Code that draws figures
** Begin **

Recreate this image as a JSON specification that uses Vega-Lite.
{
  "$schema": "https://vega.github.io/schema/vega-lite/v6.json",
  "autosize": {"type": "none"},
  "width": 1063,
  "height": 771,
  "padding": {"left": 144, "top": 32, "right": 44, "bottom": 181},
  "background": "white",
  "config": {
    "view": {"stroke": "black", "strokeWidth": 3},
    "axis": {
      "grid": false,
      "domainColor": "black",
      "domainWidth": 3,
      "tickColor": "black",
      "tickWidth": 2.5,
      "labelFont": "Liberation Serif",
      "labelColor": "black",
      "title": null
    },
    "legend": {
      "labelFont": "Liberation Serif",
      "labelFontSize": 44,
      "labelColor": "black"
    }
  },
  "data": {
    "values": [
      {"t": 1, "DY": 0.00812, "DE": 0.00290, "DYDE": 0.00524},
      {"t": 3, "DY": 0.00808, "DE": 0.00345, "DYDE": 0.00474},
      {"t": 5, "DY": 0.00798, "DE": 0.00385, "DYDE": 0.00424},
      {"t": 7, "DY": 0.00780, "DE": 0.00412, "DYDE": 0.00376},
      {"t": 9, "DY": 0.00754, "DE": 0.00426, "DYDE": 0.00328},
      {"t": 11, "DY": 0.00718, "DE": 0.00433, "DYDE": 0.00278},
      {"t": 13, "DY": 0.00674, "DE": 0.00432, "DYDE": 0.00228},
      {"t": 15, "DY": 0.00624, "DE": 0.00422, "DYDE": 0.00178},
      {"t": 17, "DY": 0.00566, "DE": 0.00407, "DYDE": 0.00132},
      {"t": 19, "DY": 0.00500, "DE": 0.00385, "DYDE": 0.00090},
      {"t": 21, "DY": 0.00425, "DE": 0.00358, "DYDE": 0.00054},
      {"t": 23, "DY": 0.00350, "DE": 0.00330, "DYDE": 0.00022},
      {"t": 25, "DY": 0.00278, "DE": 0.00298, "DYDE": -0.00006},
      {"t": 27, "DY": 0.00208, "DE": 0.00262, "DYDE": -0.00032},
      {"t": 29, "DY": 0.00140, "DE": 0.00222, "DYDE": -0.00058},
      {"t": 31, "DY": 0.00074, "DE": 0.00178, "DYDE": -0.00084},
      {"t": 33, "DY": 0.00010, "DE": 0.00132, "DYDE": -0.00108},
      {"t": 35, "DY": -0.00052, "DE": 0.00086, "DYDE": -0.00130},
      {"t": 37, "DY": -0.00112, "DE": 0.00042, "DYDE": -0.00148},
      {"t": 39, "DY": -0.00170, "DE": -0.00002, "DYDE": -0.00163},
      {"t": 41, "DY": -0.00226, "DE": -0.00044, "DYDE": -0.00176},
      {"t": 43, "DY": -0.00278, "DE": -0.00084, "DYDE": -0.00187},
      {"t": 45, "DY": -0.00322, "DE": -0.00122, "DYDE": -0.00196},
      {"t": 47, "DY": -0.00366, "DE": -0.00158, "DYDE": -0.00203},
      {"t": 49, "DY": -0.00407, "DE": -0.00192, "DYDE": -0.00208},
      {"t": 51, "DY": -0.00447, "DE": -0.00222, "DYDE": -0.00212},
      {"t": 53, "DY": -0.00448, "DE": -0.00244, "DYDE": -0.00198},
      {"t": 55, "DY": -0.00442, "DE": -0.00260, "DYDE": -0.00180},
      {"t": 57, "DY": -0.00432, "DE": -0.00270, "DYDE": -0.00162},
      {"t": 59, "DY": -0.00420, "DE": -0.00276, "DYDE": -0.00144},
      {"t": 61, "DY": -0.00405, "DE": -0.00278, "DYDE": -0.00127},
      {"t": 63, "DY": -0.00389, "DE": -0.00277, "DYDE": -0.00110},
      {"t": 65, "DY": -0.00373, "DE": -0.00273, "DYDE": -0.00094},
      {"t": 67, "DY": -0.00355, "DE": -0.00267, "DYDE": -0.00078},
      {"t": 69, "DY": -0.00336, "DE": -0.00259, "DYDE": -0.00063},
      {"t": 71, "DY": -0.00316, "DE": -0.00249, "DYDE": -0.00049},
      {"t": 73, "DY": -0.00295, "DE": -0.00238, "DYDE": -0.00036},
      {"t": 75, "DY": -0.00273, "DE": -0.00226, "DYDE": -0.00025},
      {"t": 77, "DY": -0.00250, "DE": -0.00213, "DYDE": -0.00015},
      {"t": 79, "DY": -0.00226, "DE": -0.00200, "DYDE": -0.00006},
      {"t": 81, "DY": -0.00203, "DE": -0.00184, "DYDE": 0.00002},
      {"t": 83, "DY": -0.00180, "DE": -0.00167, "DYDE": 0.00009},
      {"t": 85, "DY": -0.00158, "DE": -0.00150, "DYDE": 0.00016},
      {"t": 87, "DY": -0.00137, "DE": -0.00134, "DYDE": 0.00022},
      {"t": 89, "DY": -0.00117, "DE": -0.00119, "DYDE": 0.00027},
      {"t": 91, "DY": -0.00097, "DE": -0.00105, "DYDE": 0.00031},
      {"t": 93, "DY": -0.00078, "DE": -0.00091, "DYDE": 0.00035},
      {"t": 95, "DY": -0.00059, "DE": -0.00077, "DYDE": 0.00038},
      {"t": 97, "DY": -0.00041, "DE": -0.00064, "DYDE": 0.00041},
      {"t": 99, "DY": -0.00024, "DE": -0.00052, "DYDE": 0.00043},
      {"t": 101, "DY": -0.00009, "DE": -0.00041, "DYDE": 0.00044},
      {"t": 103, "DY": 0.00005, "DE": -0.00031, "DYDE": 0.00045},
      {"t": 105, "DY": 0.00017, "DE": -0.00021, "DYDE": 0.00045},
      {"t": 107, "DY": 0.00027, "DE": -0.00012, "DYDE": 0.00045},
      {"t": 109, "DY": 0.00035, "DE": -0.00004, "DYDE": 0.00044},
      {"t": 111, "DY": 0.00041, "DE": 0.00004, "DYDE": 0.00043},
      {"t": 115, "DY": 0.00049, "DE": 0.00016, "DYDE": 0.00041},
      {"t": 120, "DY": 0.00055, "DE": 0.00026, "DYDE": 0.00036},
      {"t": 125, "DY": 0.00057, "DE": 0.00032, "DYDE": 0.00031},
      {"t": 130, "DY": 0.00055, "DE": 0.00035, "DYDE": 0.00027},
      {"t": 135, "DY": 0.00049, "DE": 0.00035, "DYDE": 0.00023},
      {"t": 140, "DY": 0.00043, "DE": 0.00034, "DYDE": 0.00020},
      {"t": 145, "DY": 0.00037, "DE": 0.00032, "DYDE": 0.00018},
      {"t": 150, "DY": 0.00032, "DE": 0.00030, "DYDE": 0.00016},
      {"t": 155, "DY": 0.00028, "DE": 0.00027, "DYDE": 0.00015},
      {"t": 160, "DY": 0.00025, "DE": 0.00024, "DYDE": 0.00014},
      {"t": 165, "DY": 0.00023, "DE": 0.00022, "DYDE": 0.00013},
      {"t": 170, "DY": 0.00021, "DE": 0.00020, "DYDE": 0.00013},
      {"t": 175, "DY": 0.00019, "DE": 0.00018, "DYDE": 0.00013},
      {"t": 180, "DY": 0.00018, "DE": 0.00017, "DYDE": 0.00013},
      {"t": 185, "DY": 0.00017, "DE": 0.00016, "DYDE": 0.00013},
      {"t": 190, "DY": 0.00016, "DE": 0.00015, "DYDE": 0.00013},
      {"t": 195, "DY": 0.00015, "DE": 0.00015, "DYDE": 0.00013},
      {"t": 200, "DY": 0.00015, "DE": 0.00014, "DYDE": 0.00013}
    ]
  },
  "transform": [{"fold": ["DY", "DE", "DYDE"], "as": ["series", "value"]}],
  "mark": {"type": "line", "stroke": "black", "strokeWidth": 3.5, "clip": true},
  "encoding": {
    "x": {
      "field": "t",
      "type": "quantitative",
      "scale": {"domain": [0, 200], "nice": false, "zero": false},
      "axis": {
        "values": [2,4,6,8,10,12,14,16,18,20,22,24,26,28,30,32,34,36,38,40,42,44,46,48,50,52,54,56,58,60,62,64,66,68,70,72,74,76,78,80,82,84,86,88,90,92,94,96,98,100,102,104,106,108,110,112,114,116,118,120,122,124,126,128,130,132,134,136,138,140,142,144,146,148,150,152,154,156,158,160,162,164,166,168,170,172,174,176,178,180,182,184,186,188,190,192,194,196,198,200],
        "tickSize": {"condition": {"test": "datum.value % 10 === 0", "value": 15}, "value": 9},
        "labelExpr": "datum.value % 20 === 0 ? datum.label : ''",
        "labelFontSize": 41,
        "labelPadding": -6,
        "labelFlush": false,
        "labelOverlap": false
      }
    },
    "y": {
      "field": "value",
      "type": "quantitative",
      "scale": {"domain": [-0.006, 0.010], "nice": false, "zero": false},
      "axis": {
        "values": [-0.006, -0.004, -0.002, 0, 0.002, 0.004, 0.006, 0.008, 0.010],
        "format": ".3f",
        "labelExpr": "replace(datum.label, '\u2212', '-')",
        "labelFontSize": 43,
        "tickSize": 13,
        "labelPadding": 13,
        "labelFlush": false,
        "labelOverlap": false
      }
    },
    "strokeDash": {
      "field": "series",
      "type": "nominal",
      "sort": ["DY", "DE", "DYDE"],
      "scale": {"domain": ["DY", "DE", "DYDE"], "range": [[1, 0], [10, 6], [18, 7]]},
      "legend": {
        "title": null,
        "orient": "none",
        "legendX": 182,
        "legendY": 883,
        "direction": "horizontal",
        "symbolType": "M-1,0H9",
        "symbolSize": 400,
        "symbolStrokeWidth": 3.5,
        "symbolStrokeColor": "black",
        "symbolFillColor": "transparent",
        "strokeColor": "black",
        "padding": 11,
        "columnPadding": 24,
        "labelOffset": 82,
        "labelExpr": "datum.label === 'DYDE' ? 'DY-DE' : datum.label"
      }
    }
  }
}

** End **
** Begin **

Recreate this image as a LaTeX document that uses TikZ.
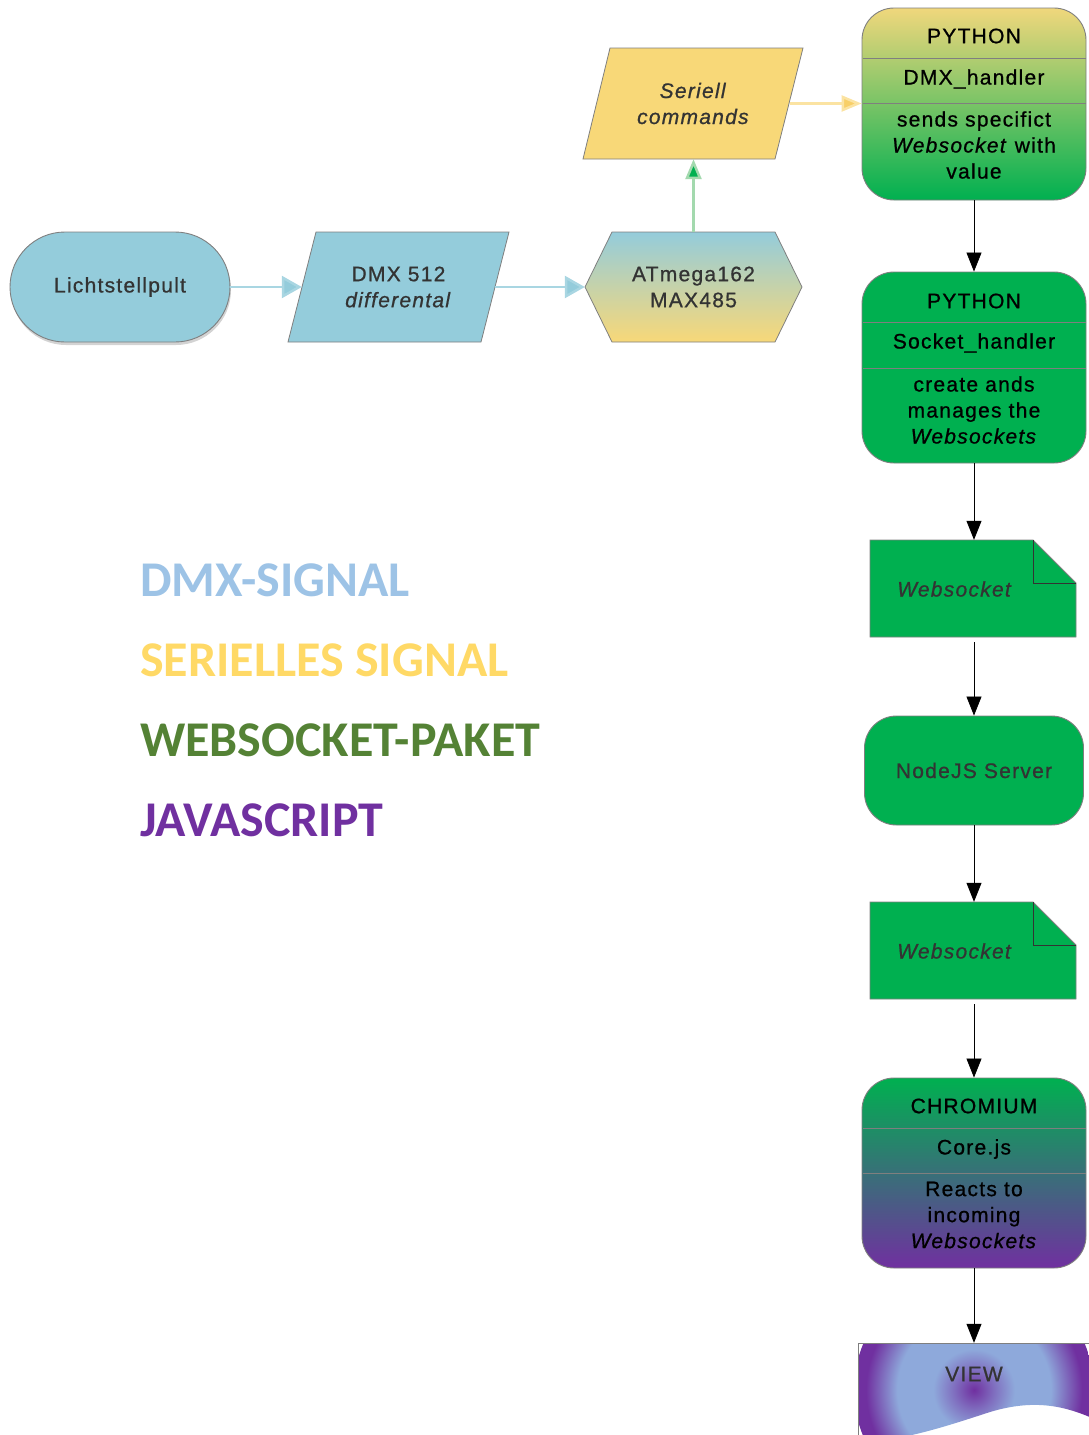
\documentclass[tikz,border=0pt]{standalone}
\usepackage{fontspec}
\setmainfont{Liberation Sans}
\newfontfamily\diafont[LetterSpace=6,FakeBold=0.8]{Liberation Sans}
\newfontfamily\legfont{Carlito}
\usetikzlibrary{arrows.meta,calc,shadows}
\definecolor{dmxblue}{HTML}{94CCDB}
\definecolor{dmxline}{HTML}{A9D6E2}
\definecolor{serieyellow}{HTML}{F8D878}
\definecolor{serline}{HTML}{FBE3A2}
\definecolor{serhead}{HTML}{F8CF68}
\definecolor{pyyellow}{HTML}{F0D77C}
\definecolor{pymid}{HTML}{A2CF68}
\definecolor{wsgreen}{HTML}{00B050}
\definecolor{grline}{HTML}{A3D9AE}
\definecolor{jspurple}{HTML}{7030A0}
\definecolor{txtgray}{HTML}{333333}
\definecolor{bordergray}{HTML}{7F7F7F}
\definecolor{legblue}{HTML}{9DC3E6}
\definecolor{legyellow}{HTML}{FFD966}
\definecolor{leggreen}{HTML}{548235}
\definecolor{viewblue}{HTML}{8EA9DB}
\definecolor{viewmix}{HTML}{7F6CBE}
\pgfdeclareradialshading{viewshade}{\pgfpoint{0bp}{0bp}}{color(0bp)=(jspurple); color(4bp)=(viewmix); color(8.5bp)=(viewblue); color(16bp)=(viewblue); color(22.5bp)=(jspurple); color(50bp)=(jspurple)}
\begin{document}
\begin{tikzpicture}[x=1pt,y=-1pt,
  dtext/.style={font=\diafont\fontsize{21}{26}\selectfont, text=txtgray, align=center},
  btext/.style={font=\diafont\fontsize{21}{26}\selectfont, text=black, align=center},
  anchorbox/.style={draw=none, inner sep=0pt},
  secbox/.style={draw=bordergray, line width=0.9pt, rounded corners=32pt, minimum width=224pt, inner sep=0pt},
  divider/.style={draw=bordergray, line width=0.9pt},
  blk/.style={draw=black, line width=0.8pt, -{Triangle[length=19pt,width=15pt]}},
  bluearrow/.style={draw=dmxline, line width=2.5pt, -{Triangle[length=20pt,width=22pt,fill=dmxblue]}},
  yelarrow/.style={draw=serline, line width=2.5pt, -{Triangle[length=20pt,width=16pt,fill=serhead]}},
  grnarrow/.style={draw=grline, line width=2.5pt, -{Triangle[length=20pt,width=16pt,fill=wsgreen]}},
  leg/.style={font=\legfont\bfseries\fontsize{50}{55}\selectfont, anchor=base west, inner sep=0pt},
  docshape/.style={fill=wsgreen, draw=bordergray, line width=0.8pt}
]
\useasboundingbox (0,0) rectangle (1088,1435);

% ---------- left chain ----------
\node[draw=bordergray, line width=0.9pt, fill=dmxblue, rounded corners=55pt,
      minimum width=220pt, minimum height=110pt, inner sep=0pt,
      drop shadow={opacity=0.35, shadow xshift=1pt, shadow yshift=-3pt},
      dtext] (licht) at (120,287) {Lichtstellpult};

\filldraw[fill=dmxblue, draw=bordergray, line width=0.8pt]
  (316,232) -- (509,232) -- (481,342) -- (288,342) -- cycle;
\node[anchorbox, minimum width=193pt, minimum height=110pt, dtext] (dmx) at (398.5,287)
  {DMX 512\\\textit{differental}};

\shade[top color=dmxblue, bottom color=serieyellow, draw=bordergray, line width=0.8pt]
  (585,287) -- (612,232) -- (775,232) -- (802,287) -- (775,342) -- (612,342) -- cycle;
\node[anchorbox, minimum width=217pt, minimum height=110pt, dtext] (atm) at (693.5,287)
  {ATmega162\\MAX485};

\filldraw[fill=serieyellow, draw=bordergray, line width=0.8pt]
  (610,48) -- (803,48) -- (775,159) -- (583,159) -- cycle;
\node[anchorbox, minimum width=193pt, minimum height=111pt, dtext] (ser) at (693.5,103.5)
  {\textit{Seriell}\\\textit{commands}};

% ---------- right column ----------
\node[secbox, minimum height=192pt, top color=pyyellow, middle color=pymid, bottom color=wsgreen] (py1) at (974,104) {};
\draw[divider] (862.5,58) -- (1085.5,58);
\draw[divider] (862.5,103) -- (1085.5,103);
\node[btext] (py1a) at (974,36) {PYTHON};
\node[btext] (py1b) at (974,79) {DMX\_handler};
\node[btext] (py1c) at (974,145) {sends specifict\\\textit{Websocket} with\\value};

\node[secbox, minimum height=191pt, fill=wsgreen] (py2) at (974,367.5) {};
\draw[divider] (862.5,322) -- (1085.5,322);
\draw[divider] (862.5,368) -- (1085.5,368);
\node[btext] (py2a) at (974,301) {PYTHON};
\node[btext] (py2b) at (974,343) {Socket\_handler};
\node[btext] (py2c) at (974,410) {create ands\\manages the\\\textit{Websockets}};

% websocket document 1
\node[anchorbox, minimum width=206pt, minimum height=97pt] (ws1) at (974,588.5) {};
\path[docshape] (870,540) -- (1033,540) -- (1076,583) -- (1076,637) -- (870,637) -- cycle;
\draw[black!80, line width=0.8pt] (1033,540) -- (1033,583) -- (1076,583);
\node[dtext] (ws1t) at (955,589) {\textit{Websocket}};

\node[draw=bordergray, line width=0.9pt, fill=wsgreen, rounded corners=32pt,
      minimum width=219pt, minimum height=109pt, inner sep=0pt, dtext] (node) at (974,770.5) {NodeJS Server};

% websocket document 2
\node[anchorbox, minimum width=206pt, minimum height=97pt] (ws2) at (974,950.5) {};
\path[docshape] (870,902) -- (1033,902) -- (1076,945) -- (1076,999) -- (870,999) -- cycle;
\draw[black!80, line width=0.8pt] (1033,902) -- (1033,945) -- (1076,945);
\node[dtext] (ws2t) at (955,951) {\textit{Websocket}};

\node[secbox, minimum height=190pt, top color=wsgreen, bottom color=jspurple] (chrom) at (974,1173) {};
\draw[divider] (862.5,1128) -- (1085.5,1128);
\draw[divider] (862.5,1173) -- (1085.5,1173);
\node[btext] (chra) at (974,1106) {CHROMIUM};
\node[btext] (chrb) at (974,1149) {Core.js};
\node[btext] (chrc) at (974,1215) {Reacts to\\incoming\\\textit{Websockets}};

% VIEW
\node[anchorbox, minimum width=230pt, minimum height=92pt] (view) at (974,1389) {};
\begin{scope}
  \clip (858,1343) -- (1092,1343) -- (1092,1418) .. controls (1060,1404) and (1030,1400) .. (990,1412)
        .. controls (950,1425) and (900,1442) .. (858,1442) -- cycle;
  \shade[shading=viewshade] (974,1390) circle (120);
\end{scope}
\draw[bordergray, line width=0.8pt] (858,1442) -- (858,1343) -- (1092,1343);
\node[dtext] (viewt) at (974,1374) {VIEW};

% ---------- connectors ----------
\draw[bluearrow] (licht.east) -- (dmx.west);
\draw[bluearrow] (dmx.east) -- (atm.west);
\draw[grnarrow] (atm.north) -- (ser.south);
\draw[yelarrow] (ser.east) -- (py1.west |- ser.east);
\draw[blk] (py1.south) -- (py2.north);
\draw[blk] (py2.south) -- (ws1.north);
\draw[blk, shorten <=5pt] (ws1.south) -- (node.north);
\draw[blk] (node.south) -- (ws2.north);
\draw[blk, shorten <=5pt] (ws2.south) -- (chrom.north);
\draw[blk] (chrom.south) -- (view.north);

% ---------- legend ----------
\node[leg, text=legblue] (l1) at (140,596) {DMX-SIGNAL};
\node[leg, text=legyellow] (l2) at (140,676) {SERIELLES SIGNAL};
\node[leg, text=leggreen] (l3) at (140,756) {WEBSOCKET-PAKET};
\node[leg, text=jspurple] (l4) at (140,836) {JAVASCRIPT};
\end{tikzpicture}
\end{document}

** End **

Across the entries, how many lines hold the word "uses"? Say only the number.

= Response to this exercise =
2